A virus causing fever, rash, swollen glands and exhaustion has reached three more countries.
People in Switzerland, Austria and Israel are suffering from monkeypox, including a man who was taken to a Vienna hospital with sores across his face.
More than 100 confirmed and suspected cases have been reported around the world so far – including in Australia.
Experts believe it’s possible the virus was previously present in countries where it was not endemic but that it did not spread far because of lockdowns and social-distancing rules during the coronavirus pandemic.
The Australian cases are a man in his 40s in NSW and another man in his 30s in Victoria. Both men had recently travelled to Europe.

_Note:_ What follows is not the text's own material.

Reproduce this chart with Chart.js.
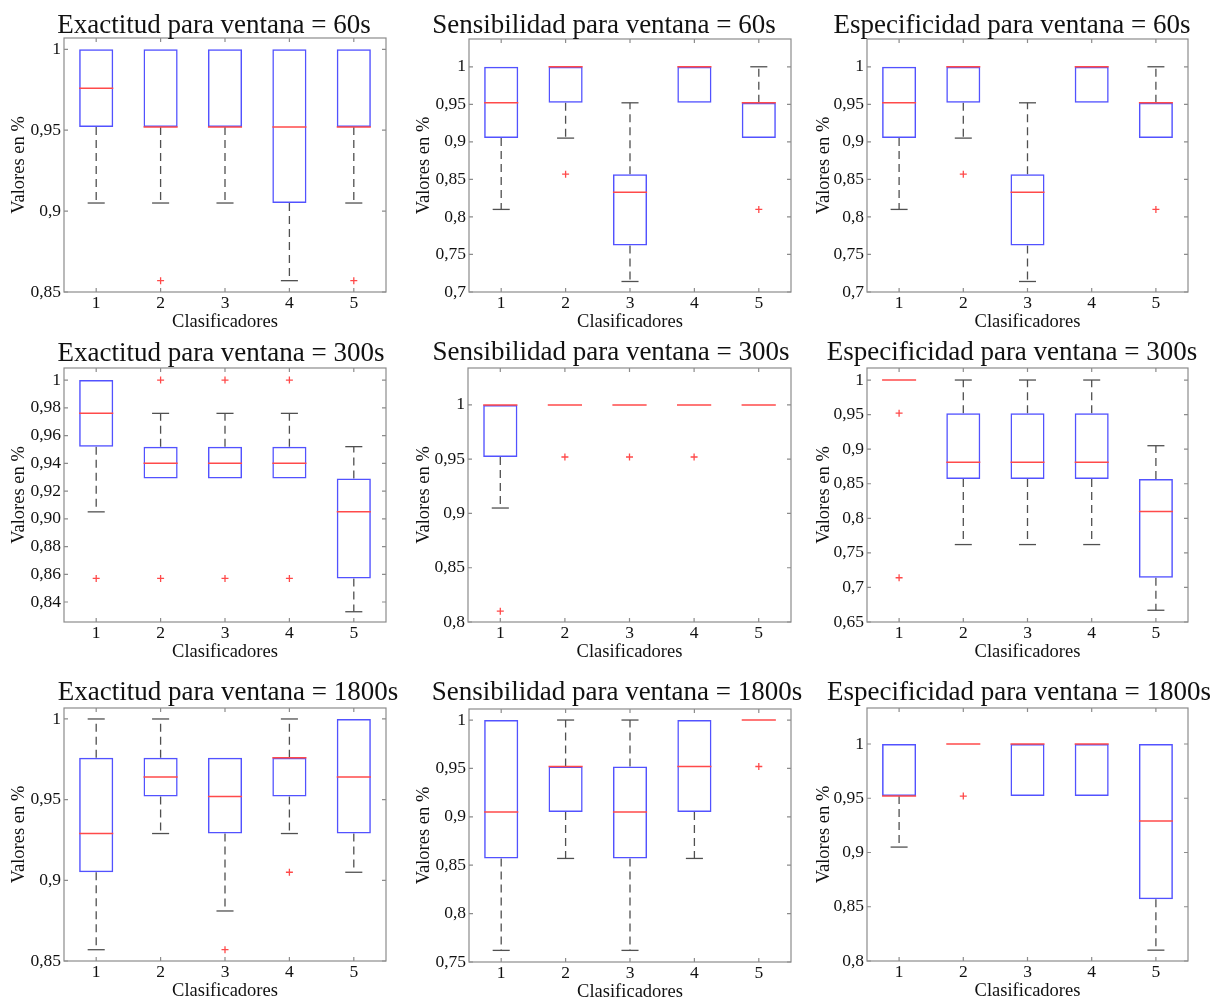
<!DOCTYPE html>
<html>
<head>
<meta charset="utf-8">
<script src="https://cdn.jsdelivr.net/npm/chart.js@4.4.1/dist/chart.umd.min.js"></script>
<style>
body { margin: 0; background: #fff; }
#wrap { position: relative; width: 1221px; height: 1002px; overflow: hidden; }
#wrap canvas { position: absolute; }
</style>
</head>
<body>
<div id="wrap"></div>
<script>
const categories = ['1', '2', '3', '4', '5'];

// cada caja: [minimo, q1, mediana, q3, maximo] por clasificador
const exa60Box = [[0.905, 0.952, 0.976, 1, 1], [0.905, 0.952, 0.952, 1, 1], [0.905, 0.952, 0.952, 1, 1], [0.857, 0.905, 0.952, 1, 1], [0.905, 0.952, 0.952, 1, 1]];
const exa60Out = [[], [0.857], [], [], [0.857]];
const sen60Box = [[0.810, 0.905, 0.952, 1, 1], [0.905, 0.952, 1, 1, 1], [0.714, 0.762, 0.833, 0.857, 0.952], [0.952, 0.952, 1, 1, 1], [0.905, 0.905, 0.952, 0.952, 1]];
const sen60Out = [[], [0.857], [], [], [0.810]];
const esp60Box = [[0.810, 0.905, 0.952, 1, 1], [0.905, 0.952, 1, 1, 1], [0.714, 0.762, 0.833, 0.857, 0.952], [0.952, 0.952, 1, 1, 1], [0.905, 0.905, 0.952, 0.952, 1]];
const esp60Out = [[], [0.857], [], [], [0.810]];

const exa300Box = [[0.905, 0.952, 0.976, 1, 1], [0.929, 0.929, 0.940, 0.952, 0.976], [0.929, 0.929, 0.940, 0.952, 0.976], [0.929, 0.929, 0.940, 0.952, 0.976], [0.833, 0.857, 0.905, 0.929, 0.952]];
const exa300Out = [[0.857], [0.857, 1], [0.857, 1], [0.857, 1], []];
const sen300Box = [[0.905, 0.952, 1, 1, 1], [1, 1, 1, 1, 1], [1, 1, 1, 1, 1], [1, 1, 1, 1, 1], [1, 1, 1, 1, 1]];
const sen300Out = [[0.810], [0.952], [0.952], [0.952], []];
const esp300Box = [[1, 1, 1, 1, 1], [0.762, 0.857, 0.881, 0.952, 1], [0.762, 0.857, 0.881, 0.952, 1], [0.762, 0.857, 0.881, 0.952, 1], [0.667, 0.714, 0.810, 0.857, 0.905]];
const esp300Out = [[0.952, 0.714], [], [], [], []];

const exa1800Box = [[0.857, 0.905, 0.929, 0.976, 1], [0.929, 0.952, 0.964, 0.976, 1], [0.881, 0.929, 0.952, 0.976, 0.976], [0.929, 0.952, 0.976, 0.976, 1], [0.905, 0.929, 0.964, 1, 1]];
const exa1800Out = [[], [], [0.857], [0.905], []];
const sen1800Box = [[0.762, 0.857, 0.905, 1, 1], [0.857, 0.905, 0.952, 0.952, 1], [0.762, 0.857, 0.905, 0.952, 1], [0.857, 0.905, 0.952, 1, 1], [1, 1, 1, 1, 1]];
const sen1800Out = [[], [], [], [], [0.952]];
const esp1800Box = [[0.905, 0.952, 0.952, 1, 1], [1, 1, 1, 1, 1], [0.952, 0.952, 1, 1, 1], [0.952, 0.952, 1, 1, 1], [0.810, 0.857, 0.929, 1, 1]];
const esp1800Out = [[], [0.952], [], [], []];

// ejes Y: limites, marcas y etiquetas
const yRange60Exa = [0.85, 1.007];
const yRange60 = [0.7, 1.037];
const yRange300Exa = [0.8256, 1.0087];
const yRange300Sen = [0.8, 1.034];
const yRange300Esp = [0.65, 1.0174];
const yRange1800Exa = [0.85, 1.0068];
const yRange1800Sen = [0.75, 1.0114];
const yRange1800Esp = [0.8, 1.0332];

const yTicksA = [0.85, 0.9, 0.95, 1];
const yLabelsA = ['0,85', '0,9', '0,95', '1'];
const yTicksB = [0.7, 0.75, 0.8, 0.85, 0.9, 0.95, 1];
const yLabelsB = ['0,7', '0,75', '0,8', '0,85', '0,9', '0,95', '1'];
const yTicksC = [0.84, 0.86, 0.88, 0.9, 0.92, 0.94, 0.96, 0.98, 1];
const yLabelsC = ['0,84', '0,86', '0,88', '0,90', '0,92', '0,94', '0,96', '0,98', '1'];
const yTicksD = [0.8, 0.85, 0.9, 0.95, 1];
const yLabelsD = ['0,8', '0,85', '0,9', '0,95', '1'];
const yTicksE = [0.65, 0.7, 0.75, 0.8, 0.85, 0.9, 0.95, 1];
const yLabelsE = ['0,65', '0,7', '0,75', '0,8', '0,85', '0,9', '0,95', '1'];
const yTicksF = [0.75, 0.8, 0.85, 0.9, 0.95, 1];
const yLabelsF = ['0,75', '0,8', '0,85', '0,9', '0,95', '1'];

const BLUE = '#5252ff';
const RED = '#ff4a4a';
const WHISKER = '#505050';
const FRAME = '#8c8c8c';
const TEXT = '#111';
const SERIF = '"Liberation Serif", "DejaVu Serif", serif';

// posicion de cada panel: lienzo (x0, y0, ancho), area de trazado [l, t, r, b], titulo (centro x, linea base)
const panels = [
    { title: 'Exactitud para ventana = 60s', box: exa60Box, out: exa60Out, range: yRange60Exa, ticks: yTicksA, labels: yLabelsA, x0: 0, y0: 0, w: 405, plot: [64, 38, 386, 292], tx: 214, ty: 33, yPad: 10 },
    { title: 'Sensibilidad para ventana = 60s', box: sen60Box, out: sen60Out, range: yRange60, ticks: yTicksB, labels: yLabelsB, x0: 405, y0: 0, w: 405, plot: [469, 39, 791, 292], tx: 604, ty: 33, yPad: 10 },
    { title: 'Especificidad para ventana = 60s', box: esp60Box, out: esp60Out, range: yRange60, ticks: yTicksB, labels: yLabelsB, x0: 810, y0: 0, w: 411, plot: [867, 39, 1188, 292], tx: 1012, ty: 33, yPad: 5 },
    { title: 'Exactitud para ventana = 300s', box: exa300Box, out: exa300Out, range: yRange300Exa, ticks: yTicksC, labels: yLabelsC, x0: 0, y0: 325, w: 405, plot: [64, 368, 386, 622], tx: 221, ty: 361, yPad: 10 },
    { title: 'Sensibilidad para ventana = 300s', box: sen300Box, out: sen300Out, range: yRange300Sen, ticks: yTicksD, labels: yLabelsD, x0: 405, y0: 325, w: 405, plot: [468, 368, 791, 622], tx: 611, ty: 360, yPad: 10 },
    { title: 'Especificidad para ventana = 300s', box: esp300Box, out: esp300Out, range: yRange300Esp, ticks: yTicksE, labels: yLabelsE, x0: 810, y0: 325, w: 411, plot: [867, 368, 1188, 622], tx: 1012, ty: 360, yPad: 5 },
    { title: 'Exactitud para ventana = 1800s', box: exa1800Box, out: exa1800Out, range: yRange1800Exa, ticks: yTicksA, labels: yLabelsA, x0: 0, y0: 660, w: 405, plot: [64, 708, 386, 961], tx: 228, ty: 700, yPad: 10 },
    { title: 'Sensibilidad para ventana = 1800s', box: sen1800Box, out: sen1800Out, range: yRange1800Sen, ticks: yTicksF, labels: yLabelsF, x0: 405, y0: 660, w: 405, plot: [469, 709, 791, 962], tx: 617, ty: 700, yPad: 10 },
    { title: 'Especificidad para ventana = 1800s', box: esp1800Box, out: esp1800Out, range: yRange1800Esp, ticks: yTicksD, labels: yLabelsD, x0: 810, y0: 660, w: 411, plot: [867, 708, 1188, 961], tx: 1019, ty: 700, yPad: 5 }
];

// bigotes, medianas, marco con marcas interiores y titulo
const boxParts = {
    id: 'boxParts',
    beforeDatasetsDraw(chart, args, opts) {
        const ctx = chart.ctx;
        const xs = chart.scales.x, ys = chart.scales.y;
        const bars = chart.getDatasetMeta(0).data;
        ctx.save();
        ctx.strokeStyle = WHISKER;
        ctx.lineWidth = 1.3;
        opts.box.forEach((s, i) => {
            const cx = xs.getPixelForValue(i);
            const half = bars[i].width / 4;
            const yLo = ys.getPixelForValue(s[0]), yQ1 = ys.getPixelForValue(s[1]);
            const yQ3 = ys.getPixelForValue(s[3]), yHi = ys.getPixelForValue(s[4]);
            ctx.setLineDash([8, 5]);
            if (s[4] > s[3]) {
                ctx.beginPath(); ctx.moveTo(cx, yQ3); ctx.lineTo(cx, yHi); ctx.stroke();
            }
            if (s[0] < s[1]) {
                ctx.beginPath(); ctx.moveTo(cx, yQ1); ctx.lineTo(cx, yLo); ctx.stroke();
            }
            ctx.setLineDash([]);
            if (s[4] > s[3]) {
                ctx.beginPath(); ctx.moveTo(cx - half, yHi); ctx.lineTo(cx + half, yHi); ctx.stroke();
            }
            if (s[0] < s[1]) {
                ctx.beginPath(); ctx.moveTo(cx - half, yLo); ctx.lineTo(cx + half, yLo); ctx.stroke();
            }
        });
        ctx.restore();
    },
    afterDatasetsDraw(chart, args, opts) {
        const ctx = chart.ctx;
        const xs = chart.scales.x, ys = chart.scales.y;
        const bars = chart.getDatasetMeta(0).data;
        ctx.save();
        ctx.strokeStyle = RED;
        ctx.lineWidth = 1.5;
        opts.box.forEach((s, i) => {
            const cx = xs.getPixelForValue(i);
            const half = bars[i].width / 2;
            const ym = ys.getPixelForValue(s[2]);
            ctx.beginPath(); ctx.moveTo(cx - half, ym); ctx.lineTo(cx + half, ym); ctx.stroke();
        });
        ctx.restore();
    },
    afterDraw(chart, args, opts) {
        const ctx = chart.ctx;
        const a = chart.chartArea;
        const xs = chart.scales.x, ys = chart.scales.y;
        ctx.save();
        ctx.strokeStyle = FRAME;
        ctx.lineWidth = 1.2;
        ctx.strokeRect(a.left, a.top, a.right - a.left, a.bottom - a.top);
        ctx.beginPath();
        ys.ticks.forEach(t => {
            const y = ys.getPixelForValue(t.value);
            ctx.moveTo(a.left, y); ctx.lineTo(a.left + 4, y);
            ctx.moveTo(a.right, y); ctx.lineTo(a.right - 4, y);
        });
        categories.forEach((c, i) => {
            const x = xs.getPixelForValue(i);
            ctx.moveTo(x, a.bottom); ctx.lineTo(x, a.bottom - 4);
            ctx.moveTo(x, a.top); ctx.lineTo(x, a.top + 4);
        });
        ctx.stroke();
        ctx.fillStyle = TEXT;
        ctx.font = '27px ' + SERIF;
        ctx.textAlign = 'center';
        ctx.textBaseline = 'alphabetic';
        ctx.fillText(opts.title, opts.tx, opts.ty);
        ctx.restore();
    }
};

Chart.defaults.font.family = SERIF;
Chart.defaults.color = TEXT;

const wrap = document.getElementById('wrap');
panels.forEach(p => {
    const cv = document.createElement('canvas');
    const h = p.plot[3] - p.y0 + 39;
    cv.width = p.w;
    cv.height = h;
    cv.style.left = p.x0 + 'px';
    cv.style.top = p.y0 + 'px';
    wrap.appendChild(cv);

    const outliers = [];
    p.out.forEach((vals, i) => vals.forEach(v => outliers.push({ x: categories[i], y: v })));

    new Chart(cv, {
        type: 'bar',
        data: {
            labels: categories,
            datasets: [{
                data: p.box.map(s => [s[1], s[3]]),
                backgroundColor: 'rgba(0,0,0,0)',
                borderColor: BLUE,
                borderWidth: 1.5,
                borderSkipped: false,
                barPercentage: 0.53,
                categoryPercentage: 1
            }, {
                type: 'line',
                data: outliers,
                showLine: false,
                pointStyle: 'cross',
                pointRadius: 3.5,
                borderColor: RED,
                borderWidth: 1.3
            }]
        },
        plugins: [boxParts],
        options: {
            responsive: false,
            devicePixelRatio: 1,
            animation: false,
            events: [],
            layout: {
                padding: { left: 0, top: p.plot[1] - p.y0, right: p.x0 + p.w - p.plot[2], bottom: 0 }
            },
            plugins: {
                legend: { display: false },
                title: { display: false },
                tooltip: { enabled: false },
                boxParts: { box: p.box, title: p.title, tx: p.tx - p.x0, ty: p.ty - p.y0 }
            },
            scales: {
                x: {
                    grid: { display: false, drawTicks: false },
                    border: { display: false },
                    ticks: { padding: 1, font: { size: 17.5 }, color: TEXT },
                    title: { display: true, text: 'Clasificadores', font: { size: 18.5, lineHeight: 1 }, padding: { top: 0, bottom: 0 }, color: TEXT },
                    afterFit: s => { s.height = 39; }
                },
                y: {
                    min: p.range[0],
                    max: p.range[1],
                    afterBuildTicks: s => { s.ticks = p.ticks.map(v => ({ value: v })); },
                    grid: { display: false, drawTicks: false },
                    border: { display: false },
                    ticks: { autoSkip: false, padding: 3, font: { size: 17.5 }, color: TEXT, callback: (v, i) => p.labels[i] },
                    title: { display: true, text: 'Valores en %', font: { size: 18.5, lineHeight: 1 }, padding: { top: p.yPad, bottom: 0 }, color: TEXT },
                    afterFit: s => { s.width = p.plot[0] - p.x0; }
                }
            }
        }
    });
});
</script>
</body>
</html>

Hearing about another strange illness spreading has no doubt caused some concern yet it’s important to note that the World Health Organisation has urged calm as monkeypox does not spread as easily as a virus like COVID-19.
Evidence so far suggests monkeypox, a viral zoonatic disease, is most likely transmitted during very close contact such as during sex, between parents and children, between patients and carers or when people share linen.
If you want to know more about what experts know about monkeypox, the signs to watch and how to protect yourself, read The New Daily‘s helpful explainer here.
Read on for the latest on the cases detected in Europe and how health leaders are working to limit the spread of the virus.
Three more men in hospital
The latest confirmed case is a 35-year-old who was taken to an isolation ward in an Austrian hospital early on Monday morning (Australian time).
“He’s fine so far, he’s stable. He has skin changes, he has mild flu symptoms,” Vienna Health Association spokeswoman Nina Brenner-Küng told local media.
Switzerland also announced over the weekend that a traveller who arrived home to the canton of Bern had become ill with monkeypox.
“As far as is known, the affected person came into contact with the virus abroad,” local officials said in a statement.
“The sick person is receiving outpatient treatment and is in isolation at home. All contact persons have been informed by contact tracing.”
In Israel, a spokesman for Tel Aviv’s Ichilov Hospital told Agence France-Presse that a 30-year-old man had tested positive for the virus.
He had recently returned from western Europe.
Health experts work on strategies
The WHO expects to identify more cases of monkeypox as it expands surveillance in countries where the disease is not typically found.
“Available information suggests that human-to-human transmission is occurring among people in close physical contact with cases who are symptomatic”, the agency added.
Monkeypox is an infectious disease that is usually mild, and is endemic in parts of west and central Africa.
“What seems to be happening now is that it has got into the population as a sexual form, as a genital form, and is being spread as are sexually transmitted infections, which has amplified its transmission around the world,” WHO official David Heymann, an infectious disease specialist, told Reuters.
Professor Heymann said an international committee of experts met via video conference to look at what needed to be studied about the outbreak and communicated to the public, including whether there is any asymptomatic spread, who are at most risk, and the various routes of transmission.
He said the meeting was convened “because of the urgency of the situation”.
He said close contact was the key transmission route, as lesions typical of the disease are very infectious.
Early genomic sequencing of a handful of the cases in Europe has suggested a similarity with the strain that spread in a limited fashion in Britain, Israel and Singapore in 2018.
Proffesor Heymann said it was “biologically plausible” the virus had been circulating outside of the countries where it is endemic, but had not led to major outbreaks as a result of COVID-19 lockdowns, social distancing and travel restrictions.
He stressed that the monkeypox outbreak did not resemble the early days of the COVID-19 pandemic because it does not transmit as easily.
Those who suspect they may have been exposed or who show symptoms including bumpy rash and fever should avoid close contact with others, he said.
“There are vaccines available, but the most important message is, you can protect yourself,” he added.